DATA SEGMENT -

* start *

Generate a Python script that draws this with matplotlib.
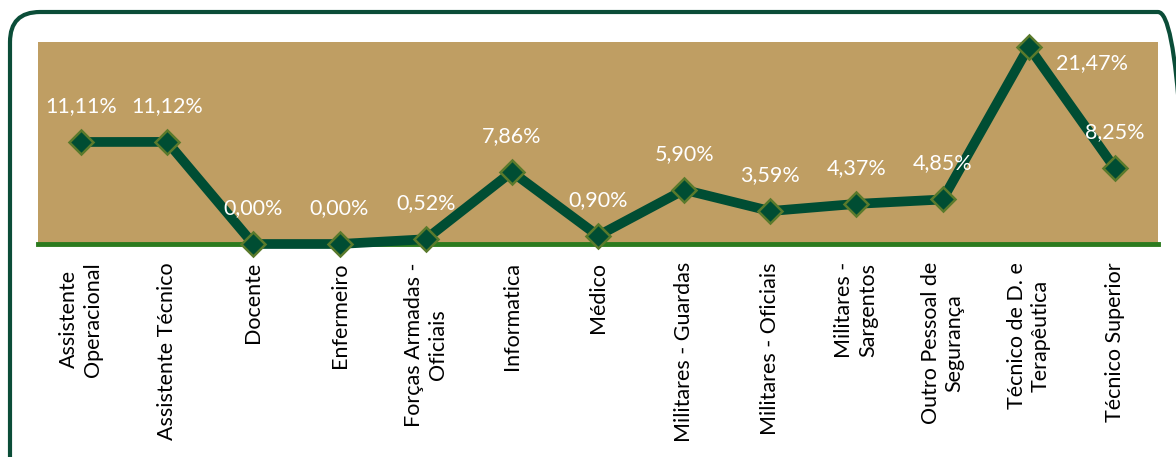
import matplotlib.pyplot as plt
from matplotlib.patches import FancyBboxPatch
from matplotlib.transforms import IdentityTransform

# categories and values (%)
categorias = [
    "Assistente\nOperacional", "Assistente Técnico", "Docente", "Enfermeiro",
    "Forças Armadas -\nOficiais", "Informatica", "Médico", "Militares - Guardas",
    "Militares - Oficiais", "Militares -\nSargentos", "Outro Pessoal de\nSegurança",
    "Técnico de D. e\nTerapêutica", "Técnico Superior",
]
valores = [11.11, 11.12, 0.00, 0.00, 0.52, 7.86, 0.90, 5.90, 3.59, 4.37, 4.85, 21.47, 8.25]
rotulos = ["11,11%", "11,12%", "0,00%", "0,00%", "0,52%", "7,86%", "0,90%",
           "5,90%", "3,59%", "4,37%", "4,85%", "21,47%", "8,25%"]

plt.rcParams['font.family'] = ['Lato', 'DejaVu Sans']

W, H = 1176, 457
fig = plt.figure(figsize=(W / 100, H / 100), dpi=100)

# rounded frame around the chart (pixel coords, origin bottom-left)
frame = FancyBboxPatch((10, -40), 1178, H - 12 + 40,
                       boxstyle="round,pad=0,rounding_size=30",
                       transform=IdentityTransform(), fill=False,
                       edgecolor='#0B4D38', linewidth=3)
fig.patches.append(frame)

ax = fig.add_axes([38 / W, 1 - 244 / H, (1158 - 38) / W, (244 - 42) / H])
ax.set_facecolor('#BF9E63')
x = list(range(len(valores)))
ax.plot(x, valores, color='#004D33', linewidth=7, marker='D', markersize=12,
        markerfacecolor='#004D33', markeredgecolor='#5A7A2C', markeredgewidth=1.8,
        solid_joinstyle='miter', zorder=3, clip_on=False)

ax.set_xlim(-0.5, len(valores) - 0.5)
ax.set_ylim(0, 22)
for s in ['top', 'left', 'right']:
    ax.spines[s].set_visible(False)
ax.spines['bottom'].set_color('#2B7A1E')
ax.spines['bottom'].set_linewidth(3.5)
ax.set_yticks([])
ax.set_xticks(x)
ax.set_xticklabels(categorias, rotation=90, fontsize=15.5, color='black',
                   multialignment='center', linespacing=1.25)
ax.tick_params(axis='x', length=0, pad=13)

for i, (v, r) in enumerate(zip(valores, rotulos)):
    off = (63, -16) if i == 11 else (0, 36)
    ax.annotate(r, (i, v), xytext=off, textcoords='offset pixels',
                ha='center', va='center', color='white', fontsize=15.5, zorder=4)

fig.savefig('out.png', dpi=100)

* end *

From the first line of the material down to the line containing "fig = plt.figure(figsize=(W", inclusive, return each line exactly, skipping any picture.

Generate a Python script that draws this with matplotlib.
import matplotlib.pyplot as plt
from matplotlib.patches import FancyBboxPatch
from matplotlib.transforms import IdentityTransform

# categories and values (%)
categorias = [
    "Assistente\nOperacional", "Assistente Técnico", "Docente", "Enfermeiro",
    "Forças Armadas -\nOficiais", "Informatica", "Médico", "Militares - Guardas",
    "Militares - Oficiais", "Militares -\nSargentos", "Outro Pessoal de\nSegurança",
    "Técnico de D. e\nTerapêutica", "Técnico Superior",
]
valores = [11.11, 11.12, 0.00, 0.00, 0.52, 7.86, 0.90, 5.90, 3.59, 4.37, 4.85, 21.47, 8.25]
rotulos = ["11,11%", "11,12%", "0,00%", "0,00%", "0,52%", "7,86%", "0,90%",
           "5,90%", "3,59%", "4,37%", "4,85%", "21,47%", "8,25%"]

plt.rcParams['font.family'] = ['Lato', 'DejaVu Sans']

W, H = 1176, 457
fig = plt.figure(figsize=(W / 100, H / 100), dpi=100)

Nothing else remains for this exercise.